Fatah’s Muhammad Abbas had replaced Yasser Arafat as president of Palestine after Arafat’s demise in 2004. Tensions between the Fatah-led PLO and Hamas had been simmering since the 1990s. The PLO had agreed to end its policy of armed resistance and, as a result, the PLO’s presence and government were recognised by the international community. The PLO now favoured a settlement through negotiations and by providing jobs, education and security to the Palestinians. 

The activities of Hamas in this context are focused more on the most impoverished areas of Palestine, especially in Gaza. Here, Hamas provides charity services and gains new recruits. It also amasses weapons that include rockets made in secret workshops by the locals. Hamas does not recognise Israel as a legitimate state. Its militant actions are often criticised by President Abbas who accuses Hamas of dragging Palestinians into a war that can be settled through negotiations. 

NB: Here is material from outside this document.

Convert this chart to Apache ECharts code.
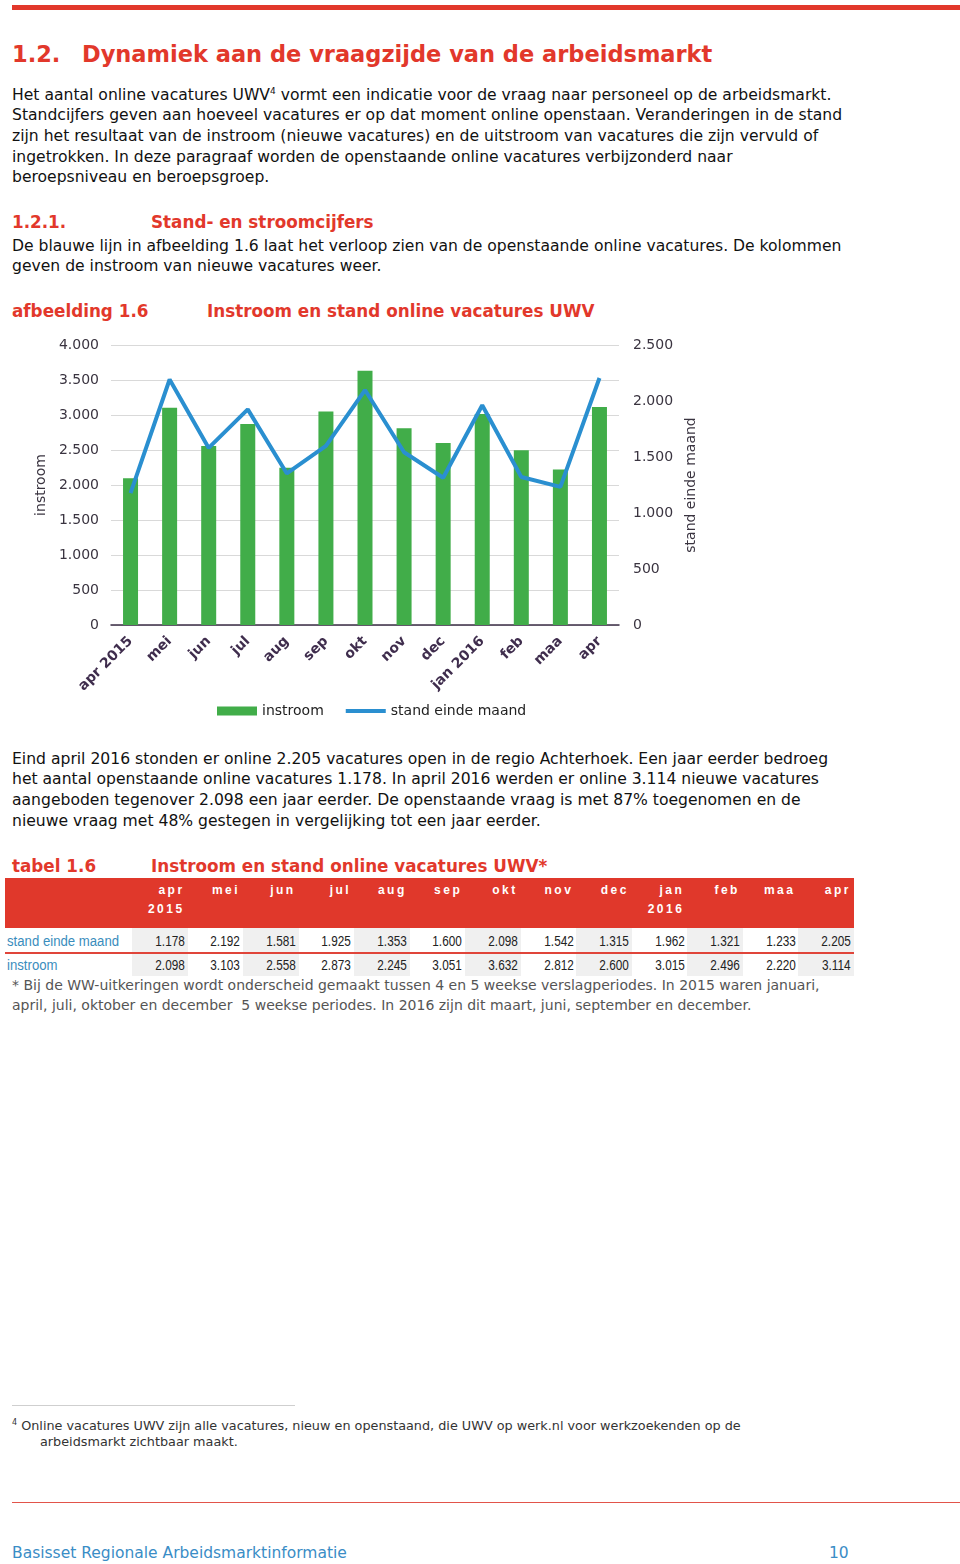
<!DOCTYPE html>
<html>
<head>
<meta charset="utf-8">
<script src="https://cdn.jsdelivr.net/npm/echarts@6/dist/echarts.min.js"></script>
<style>
  html, body { margin: 0; padding: 0; background: #fff; }
  body { width: 960px; height: 1564px; position: relative; overflow: hidden; font-family: "DejaVu Sans", Verdana, sans-serif; color: #111; }
  .abs { position: absolute; white-space: nowrap; }
  .red { color: #e2382b; font-weight: bold; }
  .txt { font-size: 15.6px; line-height: 20.7px; left: 12px; }
  .h3 { font-size: 16.8px; line-height: 22px; }
  sup { font-size: 9px; line-height: 0; vertical-align: 6px; }
  #chart { position: absolute; left: 0; top: 330px; width: 960px; height: 400px; }
  #tbl { position: absolute; left: 5px; top: 878px; width: 849px; border-collapse: collapse; table-layout: fixed;
         font-family: "Liberation Sans", Arial, sans-serif; }
  #tbl th { background: #e0382b; color: #fff; font-weight: bold;
            font-size: 12px; letter-spacing: 2.5px; line-height: 19px; height: 47px; text-align: right; vertical-align: top;
            padding: 3px 3px 0 0; }
  #tbl td { font-size: 15.5px; line-height: 18px; text-align: right; padding: 0 3px 0 0; height: 22px; color: #222;
            white-space: nowrap; overflow: visible; }
  #tbl td.lab { text-align: left; color: #3a8dbd; padding-left: 2px; }
  #tbl td.alt { background: #f0f0f0; }
  #tbl tr.r1 td { border-bottom: 2px solid #e0453a; height: 22px; padding-top: 2px; }
  #tbl span { display: inline-block; }
  #tbl td span { transform: scaleX(0.76); transform-origin: right center; }
  #tbl td.lab span { transform: scaleX(0.85); transform-origin: left center; }
</style>
</head>
<body>
<div class="abs" style="left:12px;top:5px;width:948px;height:5px;background:#e2382b"></div>

<div class="abs red" style="left:12px;top:41px;font-size:22.5px;line-height:26px">1.2.</div>
<div class="abs red" style="left:82px;top:41px;font-size:22.5px;line-height:26px">Dynamiek aan de vraagzijde van de arbeidsmarkt</div>

<div class="abs txt" style="top:84.6px">Het aantal online vacatures UWV<sup>4</sup> vormt een indicatie voor de vraag naar personeel op de arbeidsmarkt.<br>Standcijfers geven aan hoeveel vacatures er op dat moment online openstaan. Veranderingen in de stand<br>zijn het resultaat van de instroom (nieuwe vacatures) en de uitstroom van vacatures die zijn vervuld of<br>ingetrokken. In deze paragraaf worden de openstaande online vacatures verbijzonderd naar<br>beroepsniveau en beroepsgroep.</div>

<div class="abs red h3" style="left:12px;top:211px">1.2.1.</div>
<div class="abs red h3" style="left:151px;top:211px">Stand- en stroomcijfers</div>
<div class="abs txt" style="top:235.6px">De blauwe lijn in afbeelding 1.6 laat het verloop zien van de openstaande online vacatures. De kolommen<br>geven de instroom van nieuwe vacatures weer.</div>

<div class="abs red h3" style="left:12px;top:300px">afbeelding 1.6</div>
<div class="abs red h3" style="left:207px;top:300px">Instroom en stand online vacatures UWV</div>

<div id="chart"></div>

<div class="abs txt" style="top:748.6px">Eind april 2016 stonden er online 2.205 vacatures open in de regio Achterhoek. Een jaar eerder bedroeg<br>het aantal openstaande online vacatures 1.178. In april 2016 werden er online 3.114 nieuwe vacatures<br>aangeboden tegenover 2.098 een jaar eerder. De openstaande vraag is met 87% toegenomen en de<br>nieuwe vraag met 48% gestegen in vergelijking tot een jaar eerder.</div>

<div class="abs red h3" style="left:12px;top:855px">tabel 1.6</div>
<div class="abs red h3" style="left:151px;top:855px">Instroom en stand online vacatures UWV*</div>

<table id="tbl"></table>

<div class="abs" style="left:12px;top:975px;font-size:14px;line-height:20px;color:#555">* Bij de WW-uitkeringen wordt onderscheid gemaakt tussen 4 en 5 weekse verslagperiodes. In 2015 waren januari,<br>april, juli, oktober en december&nbsp; 5 weekse periodes. In 2016 zijn dit maart, juni, september en december.</div>

<div class="abs" style="left:12px;top:1405px;width:283px;height:1px;background:#cfcfcf"></div>
<div class="abs" style="left:12px;top:1418px;font-size:12.8px;line-height:16px;color:#333"><sup style="font-size:8px;vertical-align:5px">4</sup> Online vacatures UWV zijn alle vacatures, nieuw en openstaand, die UWV op werk.nl voor werkzoekenden op de</div>
<div class="abs" style="left:40px;top:1434px;font-size:12.8px;line-height:16px;color:#333">arbeidsmarkt zichtbaar maakt.</div>

<div class="abs" style="left:12px;top:1502px;width:948px;height:1px;background:#e2544a"></div>
<div class="abs" style="left:12px;top:1543px;font-size:15.5px;line-height:20px;color:#3a8dc6">Basisset Regionale Arbeidsmarktinformatie</div>
<div class="abs" style="left:829px;top:1543px;font-size:15.5px;line-height:20px;color:#3a8dc6">10</div>

<script>
const months = ['apr 2015', 'mei', 'jun', 'jul', 'aug', 'sep', 'okt', 'nov', 'dec', 'jan 2016', 'feb', 'maa', 'apr'];
const instroom = [2098, 3103, 2558, 2873, 2245, 3051, 3632, 2812, 2600, 3015, 2496, 2220, 3114];
const standEindeMaand = [1178, 2192, 1581, 1925, 1353, 1600, 2098, 1542, 1315, 1962, 1321, 1233, 2205];

// duizendtallen met een punt, zoals in het origineel
function fmt(v) {
  return String(v).replace(/\B(?=(\d{3})+(?!\d))/g, '.');
}

// tabel opbouwen
const tbl = document.getElementById('tbl');
function row(label, values, cls) {
  return '<tr' + (cls ? ' class="' + cls + '"' : '') + '><td class="lab"><span>' + label + '</span></td>' +
    values.map((v, i) => '<td' + (i % 2 === 0 ? ' class="alt"' : '') + '><span>' + fmt(v) + '</span></td>').join('') + '</tr>';
}
let html = '<colgroup><col style="width:127px">' + months.map(() => '<col style="width:55.5px">').join('') + '</colgroup>';
html += '<tr><th></th>' + months.map(m => '<th>' + m.split(' ').join('<br>') + '</th>').join('') + '</tr>';
html += row('stand einde maand', standEindeMaand, 'r1');
html += row('instroom', instroom);
tbl.innerHTML = html;

// grafiek
const chart = echarts.init(document.getElementById('chart'));
const axisText = { color: '#3a3440', fontSize: 14, fontFamily: 'DejaVu Sans' };
chart.setOption({
  animation: false,
  textStyle: { fontFamily: 'DejaVu Sans' },
  grid: { left: 111, top: 15, width: 508, height: 280 },
  legend: {
    left: 217,
    top: 374,
    padding: 0,
    itemWidth: 40,
    itemHeight: 9,
    itemGap: 22,
    textStyle: { color: '#222', fontSize: 14 },
    data: [
      { name: 'instroom', icon: 'rect' },
      { name: 'stand einde maand', icon: 'path://M0,0L40,0L40,4L0,4Z' }
    ]
  },
  xAxis: {
    type: 'category',
    data: months,
    axisTick: { show: false },
    axisLine: { lineStyle: { color: '#3b2e45', width: 1.5 } },
    axisLabel: {
      interval: 0,
      rotate: 45,
      margin: 14,
      color: '#3f2d4d',
      fontWeight: 'bold',
      fontSize: 14
    }
  },
  yAxis: [
    {
      type: 'value',
      min: 0,
      max: 4000,
      interval: 500,
      name: 'instroom',
      nameLocation: 'middle',
      nameRotate: 90,
      nameGap: 53,
      nameTextStyle: axisText,
      axisLabel: Object.assign({ margin: 12, formatter: fmt }, axisText),
      axisLine: { show: false },
      axisTick: { show: false },
      splitLine: { lineStyle: { color: '#d9d9d9' } }
    },
    {
      type: 'value',
      min: 0,
      max: 2500,
      interval: 500,
      name: 'stand einde maand',
      nameLocation: 'middle',
      nameRotate: 90,
      nameGap: 60,
      nameTextStyle: axisText,
      axisLabel: Object.assign({ margin: 14, formatter: fmt }, axisText),
      axisLine: { show: false },
      axisTick: { show: false },
      splitLine: { show: false }
    }
  ],
  series: [
    {
      name: 'instroom',
      type: 'bar',
      barWidth: 15,
      itemStyle: { color: '#41ad49' },
      data: instroom
    },
    {
      name: 'stand einde maand',
      type: 'line',
      yAxisIndex: 1,
      symbol: 'none',
      lineStyle: { color: '#2a8fd0', width: 4 },
      itemStyle: { color: '#2a8fd0' },
      data: standEindeMaand
    }
  ]
});
</script>
</body>
</html>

In June 2007, fighting broke out between PLO and Hamas militants in Gaza. The fighting was intense. Over 600 people lost their lives. The conflict saw the ouster of the PLO from Gaza. This means there are now two governments in control of the Palestine territories. Fatah/PLO governs the West Bank region whereas Hamas is in control of Gaza.

Things became even more complex with the 2009 election of the populist Benjamin Netanyahu as Israel’s Prime Minister. Netanyahu toed a hard line and refused to stop Jewish people from settling in occupied Palestinian territory. Such settlements are against international mandates and opinion.

Interestingly, Netanyahu’s popularity in Israel has been decreasing. His conservative Likud Party has had to form shaky coalition governments. There have been four indecisive elections in Israel between 2019 and 2021. Netanyahu has also faced two criminal investigations against him. 

The Israeli military’s recent attacks in Gaza that have killed hundreds of Palestinians were in retaliation to rockets fired towards Israel by Hamas from Gaza. But the tipping point was Netanyahu’s refusal to stop Israeli settlers from taking over Palestinian properties, and a brazen raid by Israeli soldiers against Palestinians worshipping inside the historic Al-Aqsa mosque in Jerusalem. 

It is likely that Netanyahu believes his hardline approach will reconfigure his dwindling electoral fortunes in Israel as he presents himself as a saviour of the Jewish homeland. To Hamas, Israeli violence and the outfit’s rocket attacks against Israel ‘prove’ that Palestine can only be liberated through an armed struggle. 

Once again, crushed between the two is a more rational space that Fatah wants to explore. This is also the space that former US President Barack Obama favoured. But the current US president, Joe Biden, is busy sorting out differences of opinion on the dispute within his own multicultural government.

Some of his cabinet members are asking him to take the Obama route. But unlike Obama, till the writing of this piece, the Biden administration seems reluctant.